The second century AD was a time of upheaval for the region, and especially for Dura-Europos. In AD100, it was a fairly prosperous town of the western Arsacid empire, which already had significant economic and political contacts with the Roman-ruled Mediterranean world. By AD200, it was a Roman provincial city.
In 113 the Roman emperor Trajan invaded the Parthian empire. His armies won a battle before the walls of Dura, which seems then to have been treated as a Greek city 'liberated' from the Arsacids. Trajan's troops overran the whole of Iraq, but sustained resistance led to the Romans withdrawing after a few years.
Arsacid power was nominally restored over Europos, but it seems to have spent the next half-century in an uneasy no-mans-land between the empires until a new Roman invasion. The 160s marked a watershed in Dura's history. A serious earthquake was followed around 165 by permanent Roman annexation, and within a few years installation of a Roman garrison.
The House of Lysias and the Europaioi continued to dominate the civic landscape, but this was now a Roman provincial city, and they had less political autonomy under imperial rule--especially with influential military officers on the scene.
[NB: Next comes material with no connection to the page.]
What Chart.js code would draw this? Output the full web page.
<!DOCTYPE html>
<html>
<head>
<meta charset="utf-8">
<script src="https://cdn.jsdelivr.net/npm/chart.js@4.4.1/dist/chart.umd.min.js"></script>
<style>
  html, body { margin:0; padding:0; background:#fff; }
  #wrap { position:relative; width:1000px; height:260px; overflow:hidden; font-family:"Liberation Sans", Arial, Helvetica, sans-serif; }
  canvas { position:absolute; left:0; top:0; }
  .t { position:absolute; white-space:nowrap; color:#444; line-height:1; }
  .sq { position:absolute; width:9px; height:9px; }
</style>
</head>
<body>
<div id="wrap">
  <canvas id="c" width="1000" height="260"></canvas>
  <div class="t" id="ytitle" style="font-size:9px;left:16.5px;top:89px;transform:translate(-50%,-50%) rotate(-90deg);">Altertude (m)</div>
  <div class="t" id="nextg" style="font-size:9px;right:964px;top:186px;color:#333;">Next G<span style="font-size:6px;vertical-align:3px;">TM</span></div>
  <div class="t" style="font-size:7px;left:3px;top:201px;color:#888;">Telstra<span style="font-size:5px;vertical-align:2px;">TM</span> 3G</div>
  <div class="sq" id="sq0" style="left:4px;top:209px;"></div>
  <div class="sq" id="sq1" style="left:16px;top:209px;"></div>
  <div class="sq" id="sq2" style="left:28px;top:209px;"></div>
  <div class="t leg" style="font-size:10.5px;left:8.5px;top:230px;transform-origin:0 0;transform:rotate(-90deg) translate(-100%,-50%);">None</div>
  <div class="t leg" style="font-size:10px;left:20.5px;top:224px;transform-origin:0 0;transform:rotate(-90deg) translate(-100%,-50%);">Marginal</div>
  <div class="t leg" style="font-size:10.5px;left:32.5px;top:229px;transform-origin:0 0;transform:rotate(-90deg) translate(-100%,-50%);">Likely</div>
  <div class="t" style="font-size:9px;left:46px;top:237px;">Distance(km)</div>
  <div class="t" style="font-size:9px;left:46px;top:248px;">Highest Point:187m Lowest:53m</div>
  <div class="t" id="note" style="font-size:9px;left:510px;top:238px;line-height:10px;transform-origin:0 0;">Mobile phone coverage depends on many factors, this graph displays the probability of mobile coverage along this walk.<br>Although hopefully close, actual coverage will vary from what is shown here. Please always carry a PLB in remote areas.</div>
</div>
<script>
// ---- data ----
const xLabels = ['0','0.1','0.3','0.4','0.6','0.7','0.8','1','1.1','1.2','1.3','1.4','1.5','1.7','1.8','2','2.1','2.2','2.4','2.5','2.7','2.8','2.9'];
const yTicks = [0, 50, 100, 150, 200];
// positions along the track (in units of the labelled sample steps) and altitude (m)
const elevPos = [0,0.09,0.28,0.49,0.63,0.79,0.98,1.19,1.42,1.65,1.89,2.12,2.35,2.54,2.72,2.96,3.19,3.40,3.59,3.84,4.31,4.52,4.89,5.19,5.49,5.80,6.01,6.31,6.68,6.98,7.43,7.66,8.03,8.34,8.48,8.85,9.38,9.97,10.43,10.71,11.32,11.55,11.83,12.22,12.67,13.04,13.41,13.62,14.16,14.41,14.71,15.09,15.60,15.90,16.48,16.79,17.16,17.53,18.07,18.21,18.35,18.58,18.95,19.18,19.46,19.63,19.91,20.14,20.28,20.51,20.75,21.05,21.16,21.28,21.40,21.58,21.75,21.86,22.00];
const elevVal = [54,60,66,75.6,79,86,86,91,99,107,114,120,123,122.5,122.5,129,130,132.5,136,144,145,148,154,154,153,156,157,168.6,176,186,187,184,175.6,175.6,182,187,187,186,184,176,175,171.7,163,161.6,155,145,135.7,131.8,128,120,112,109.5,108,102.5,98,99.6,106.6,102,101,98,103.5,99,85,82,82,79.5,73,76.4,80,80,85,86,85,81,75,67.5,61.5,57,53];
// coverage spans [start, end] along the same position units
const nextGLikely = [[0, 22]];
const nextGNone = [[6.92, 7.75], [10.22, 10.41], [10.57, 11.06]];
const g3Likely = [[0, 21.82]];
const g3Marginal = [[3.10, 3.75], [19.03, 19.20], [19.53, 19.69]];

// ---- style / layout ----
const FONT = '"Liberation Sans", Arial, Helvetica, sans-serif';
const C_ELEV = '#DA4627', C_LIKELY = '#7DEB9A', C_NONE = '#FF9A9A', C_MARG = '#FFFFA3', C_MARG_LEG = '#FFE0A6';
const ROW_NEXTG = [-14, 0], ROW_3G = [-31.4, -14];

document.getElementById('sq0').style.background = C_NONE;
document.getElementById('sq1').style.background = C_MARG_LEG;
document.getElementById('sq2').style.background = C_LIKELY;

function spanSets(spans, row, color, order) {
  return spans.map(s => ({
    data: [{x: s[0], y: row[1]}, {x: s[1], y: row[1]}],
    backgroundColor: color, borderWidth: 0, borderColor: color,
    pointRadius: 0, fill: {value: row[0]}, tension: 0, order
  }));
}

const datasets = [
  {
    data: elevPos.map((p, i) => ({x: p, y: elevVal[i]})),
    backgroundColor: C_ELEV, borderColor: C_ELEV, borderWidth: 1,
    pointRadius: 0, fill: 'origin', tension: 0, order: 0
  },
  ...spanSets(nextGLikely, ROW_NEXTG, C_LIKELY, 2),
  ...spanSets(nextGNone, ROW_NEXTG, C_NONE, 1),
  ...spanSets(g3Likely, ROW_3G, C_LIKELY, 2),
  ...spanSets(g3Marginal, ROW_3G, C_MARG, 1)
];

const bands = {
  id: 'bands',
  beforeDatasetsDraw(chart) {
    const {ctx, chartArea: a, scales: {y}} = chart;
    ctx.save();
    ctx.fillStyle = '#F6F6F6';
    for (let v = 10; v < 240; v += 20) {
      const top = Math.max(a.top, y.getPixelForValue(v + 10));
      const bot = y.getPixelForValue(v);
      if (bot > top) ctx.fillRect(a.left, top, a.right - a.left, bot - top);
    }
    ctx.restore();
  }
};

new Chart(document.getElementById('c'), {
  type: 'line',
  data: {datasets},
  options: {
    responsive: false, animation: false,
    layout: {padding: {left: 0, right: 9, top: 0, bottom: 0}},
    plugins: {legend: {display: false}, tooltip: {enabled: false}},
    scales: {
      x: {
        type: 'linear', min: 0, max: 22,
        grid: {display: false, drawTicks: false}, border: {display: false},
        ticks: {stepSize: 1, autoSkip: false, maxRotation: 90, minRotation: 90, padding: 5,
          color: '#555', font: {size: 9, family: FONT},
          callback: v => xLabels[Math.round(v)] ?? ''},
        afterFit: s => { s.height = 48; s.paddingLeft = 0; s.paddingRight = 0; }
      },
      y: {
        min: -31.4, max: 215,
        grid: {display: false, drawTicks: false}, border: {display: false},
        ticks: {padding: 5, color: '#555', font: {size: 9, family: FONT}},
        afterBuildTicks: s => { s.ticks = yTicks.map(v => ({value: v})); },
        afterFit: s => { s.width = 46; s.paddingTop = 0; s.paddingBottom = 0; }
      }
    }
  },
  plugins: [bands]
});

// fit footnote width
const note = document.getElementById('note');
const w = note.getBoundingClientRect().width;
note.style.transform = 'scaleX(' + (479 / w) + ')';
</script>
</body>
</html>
The town was increasingly referred to as Dura rather than Europos in surviving documents. In the early third century, for reasons unknown the House of Lysias was removed from power. In AD 212 most imperial subjects were made full Roman citizens; the age of the Europaioi was over. The city also got a new constitution, gaining the honorific status of Roman colonia.
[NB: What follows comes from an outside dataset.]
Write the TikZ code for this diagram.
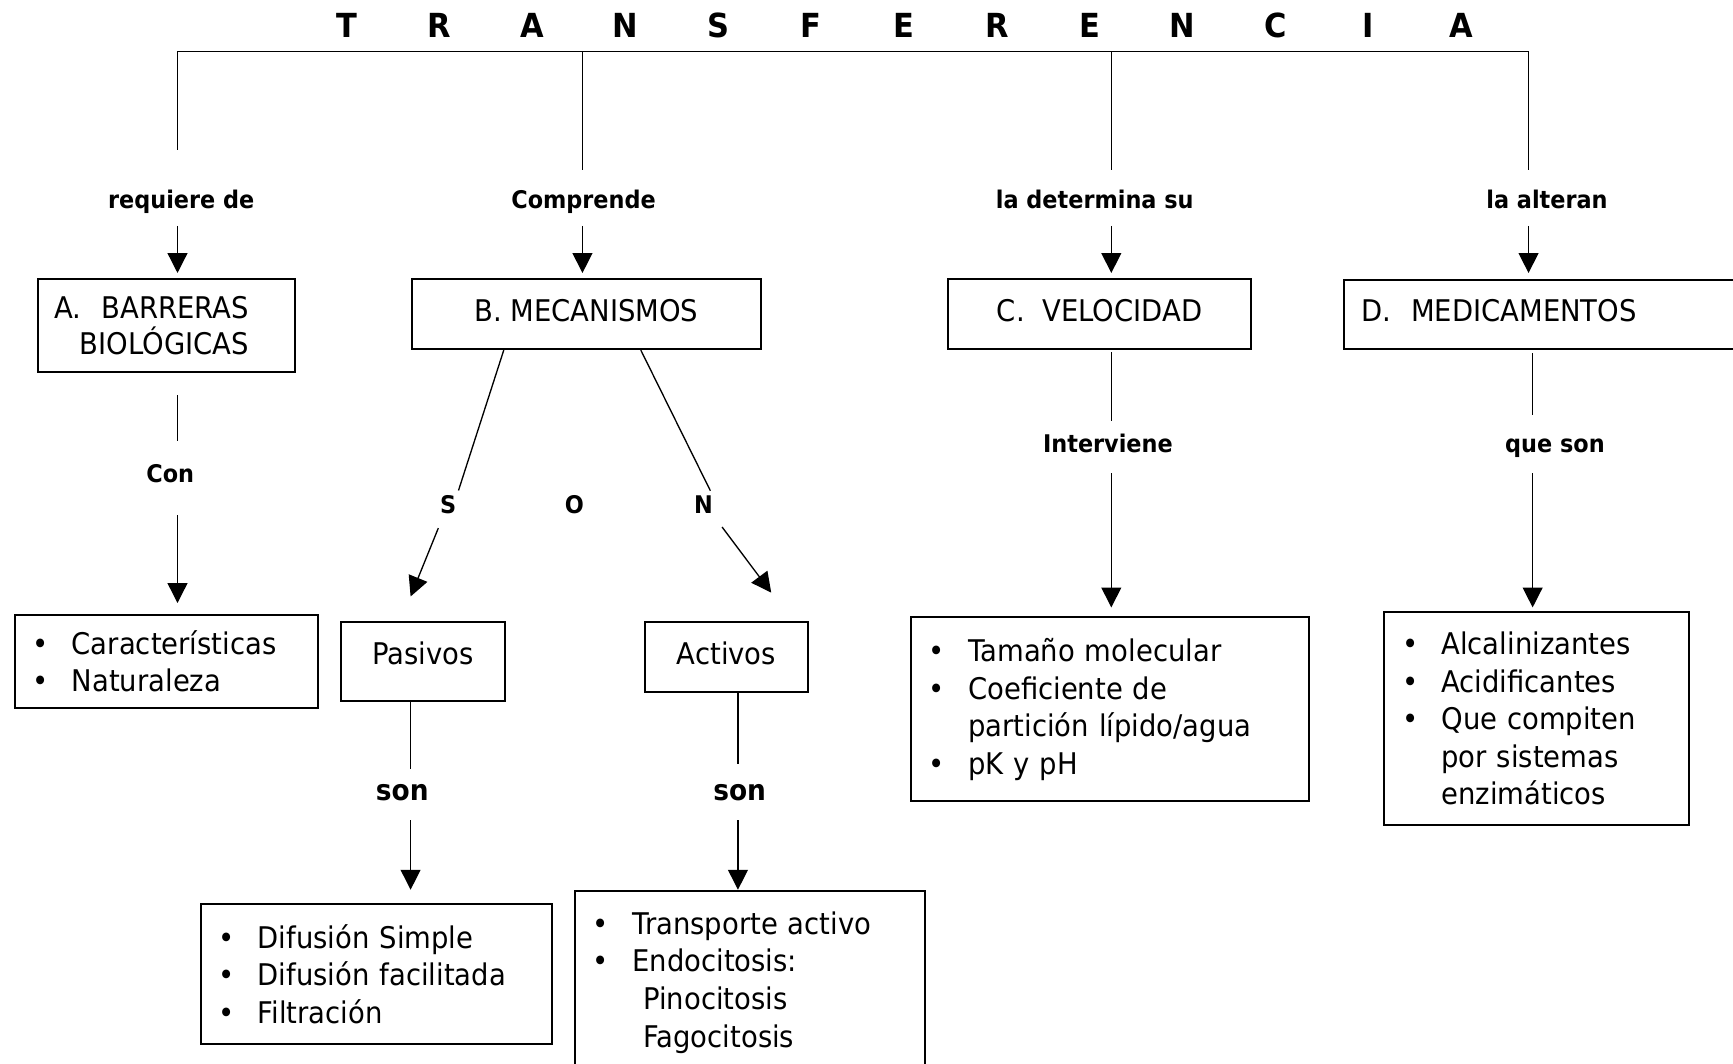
\documentclass[tikz,border=0pt]{standalone}
\usepackage{fontspec}
\setmainfont{DejaVu Sans}[FakeStretch=0.92]
\usetikzlibrary{arrows.meta,positioning}
\tikzset{
  ln/.style={line width=0.6pt},
  arr/.style={ln, -{Triangle[length=9pt,width=9pt]}},
  box/.style={draw, line width=0.9pt, anchor=north west, inner sep=0pt},
  hbox/.style={box, font=\fontsize{13.5}{16.5}\selectfont},
  lstbox/.style={box, align=left, inner xsep=8pt, font=\fontsize{13.5}{17}\selectfont},
  lbl/.style={font=\bfseries\fontsize{11}{13}\selectfont, inner sep=0pt, text height=8.5pt, text depth=2.5pt},
  sonlbl/.style={lbl, font=\bfseries\fontsize{13}{15}\selectfont},
  ttl/.style={font=\bfseries\fontsize{15}{17}\selectfont, inner sep=0pt}
}
\newcommand{\bitem}{\makebox[17.8pt][l]{\textbullet}}
\newcommand{\bcont}{\hspace*{17.8pt}}

\begin{document}
\begin{tikzpicture}[x=0.5pt, y=-0.5pt]
  \useasboundingbox (0,0) rectangle (1568,962);
  % title
  \foreach \ltr [count=\i] in {T,R,A,N,S,F,E,R,E,N,C,I,A}
    \node[ttl] (t\i) at ({313.8+84.03*(\i-1)},22.6) {\ltr};
  \coordinate (jReq)  at (160.6,46.7);
  \coordinate (jComp) at (527,46.7);
  \coordinate (jDet)  at (1005.5,46.7);
  \coordinate (jAlt)  at (1383,46.7);
  \coordinate (jMed)  at (1386.7,0);
  \coordinate (jPas)  at (371.5,0);
  \coordinate (jAct)  at (667.7,0);
  \coordinate (sEnd)  at (371.5,539.7);
  \coordinate (nEnd)  at (697.8,536.2);

  \node[lbl] (reqde)  at (164,182.5)   {requiere de};
  \node[lbl] (compr)  at (528,182.5)   {Comprende};
  \node[lbl] (determ) at (990.5,182.5) {la determina su};
  \node[lbl] (alter)  at (1399.7,182.5) {la alteran};

  \node[hbox, align=left, text width=101.25pt, inner xsep=7.5pt, minimum height=42.1pt] (barr) at (33.5,251.8)
    {A.~~BARRERAS\\\hspace*{11.3pt}BIOLÓGICAS};
  \node[hbox, minimum width=158.15pt, text height=19.05pt, text depth=12.55pt] (mecan) at (371.5,251.8) {B. MECANISMOS};
  \node[hbox, minimum width=137pt, text height=19.05pt, text depth=12.55pt] (veloc) at (857,251.8) {C.~~VELOCIDAD};
  \node[hbox, align=left, text width=186pt, inner xsep=8pt, text height=18.6pt, text depth=12.55pt] (medic) at (1214.9,252.7)
    {D.~~MEDICAMENTOS};

  \node[lbl] (con)    at (154,430.5)    {Con};
  \node[lbl] (letS)   at (405.6,459)    {S};
  \node[lbl] (letO)   at (519.6,459)    {O};
  \node[lbl] (letN)   at (636.5,459)    {N};
  \node[lbl] (interv) at (1002.4,403)   {Interviene};
  \node[lbl] (queson) at (1406.9,403)   {que son};

  \node[hbox, minimum width=74.1pt, text height=19.1pt, text depth=16.75pt] (pasiv) at (307.7,561.8) {Pasivos};
  \node[hbox, minimum width=74pt, text height=19.1pt, text depth=12.8pt] (activ) at (582.4,561.8) {Activos};
  \node[sonlbl] (sonP) at (364,718.2)   {son};
  \node[sonlbl] (sonA) at (669.2,718.2) {son};

  % lists
  \node[lstbox, text width=121.25pt, minimum height=41.95pt] (lstBarr) at (12.5,555.5)
    {\bitem Características\\\bitem Naturaleza};
  \node[lstbox, text width=142.9pt, minimum height=63.6pt] (lstPas) at (180.7,816.8)
    {\bitem Difusión Simple\\\bitem Difusión facilitada\\\bitem Filtración};
  \node[lstbox, text width=142.2pt, minimum height=82.3pt] (lstAct) at (519.6,805.7)
    {\bitem Transporte activo\\\bitem Endocitosis:\\\hspace*{22.8pt}Pinocitosis\\\hspace*{22.8pt}Fagocitosis};
  \node[lstbox, text width=163.85pt, minimum height=83.15pt] (lstVel) at (823.5,557.8)
    {\bitem Tamaño molecular\\\bitem Coeficiente de\\\bcont partición lípido/agua\\\bitem pK y pH};
  \node[lstbox, text width=121.8pt, minimum height=96.55pt] (lstMed) at (1251.7,552.7)
    {\bitem Alcalinizantes\\\bitem Acidificantes\\\bitem Que compiten\\\bcont por sistemas\\\bcont enzimáticos};

  % tree from the title
  \draw[ln, shorten <=17.9pt, shorten >=8.85pt] (jReq |- reqde.north) -- (jReq) -- (jAlt) -- (jAlt |- alter.north);
  \draw[ln, shorten >=8.85pt] (jComp) -- (jComp |- compr.north);
  \draw[ln, shorten >=8.85pt] (jDet) -- (jDet |- determ.north);
  \draw[arr, shorten <=5.25pt, shorten >=2.4pt] (jReq |- reqde.south) -- (jReq |- barr.north);
  \draw[arr, shorten <=5.25pt, shorten >=2.4pt] (jComp |- compr.south) -- (jComp |- mecan.north);
  \draw[arr, shorten <=5.25pt, shorten >=2.4pt] (jDet |- determ.south) -- (jDet |- veloc.north);
  \draw[arr, shorten <=5.25pt, shorten >=2.85pt] (jAlt |- alter.south) -- (jAlt |- medic.north);

  % A
  \draw[ln, shorten <=9.8pt, shorten >=10.25pt] (jReq |- barr.south) -- (jReq |- con.north);
  \draw[arr, shorten <=12.25pt, shorten >=4.95pt] (jReq |- con.south) -- (jReq |- lstBarr.north);
  % B
  \draw[ln, shorten >=2pt] ([xshift=42.15pt]mecan.south west) -- ([xshift=4pt]letS.north);
  \draw[arr, shorten <=4pt] ([xshift=-3pt]letS.south) -- (sEnd);
  \draw[ln, shorten >=2pt] ([xshift=104.15pt]mecan.south west) -- ([xshift=4pt]letN.north);
  \draw[arr, shorten <=4pt] ([xshift=6pt]letN.south) -- (nEnd);
  \draw[ln, shorten >=5.7pt] (jPas |- pasiv.south) -- (jPas |- sonP.north);
  \draw[arr, shorten <=6.35pt, shorten >=5.9pt] (jPas |- sonP.south) -- (jPas |- lstPas.north);
  \draw[ln, shorten >=7.7pt] (jAct |- activ.south) -- (jAct |- sonA.north);
  \draw[arr, shorten <=6.35pt, shorten >=0.35pt] (jAct |- sonA.south) -- (jAct |- lstAct.north);
  % C
  \draw[ln, shorten <=0.85pt, shorten >=5.35pt] (jDet |- veloc.south) -- (jDet |- interv.north);
  \draw[arr, shorten <=6.9pt, shorten >=4.1pt] (jDet |- interv.south) -- (jDet |- lstVel.north);
  % D
  \draw[ln, shorten <=1.5pt, shorten >=8pt] (jMed |- medic.south) -- (jMed |- queson.north);
  \draw[arr, shorten <=6.9pt, shorten >=1.55pt] (jMed |- queson.south) -- (jMed |- lstMed.north);
\end{tikzpicture}
\end{document}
Dura changed physically too in this period. While a large area was taken over by the military as a base, the civil town began to acquire the street colonnades typical of Syrian cities under Rome. The garrison also built Roman-style baths near the main city gates. By the 220s Dura was becoming increasingly integrated as a Roman provincial city.
Image: Reconstruction of Dura around the AD230s, seen from the North with the sprawling Roman military base in the foreground, and the civil town beyond. Except for the small district nestling in the steep inner wadi near the River Gate, most of the city stood on the plateau about 40m (130ft) above the valley floor.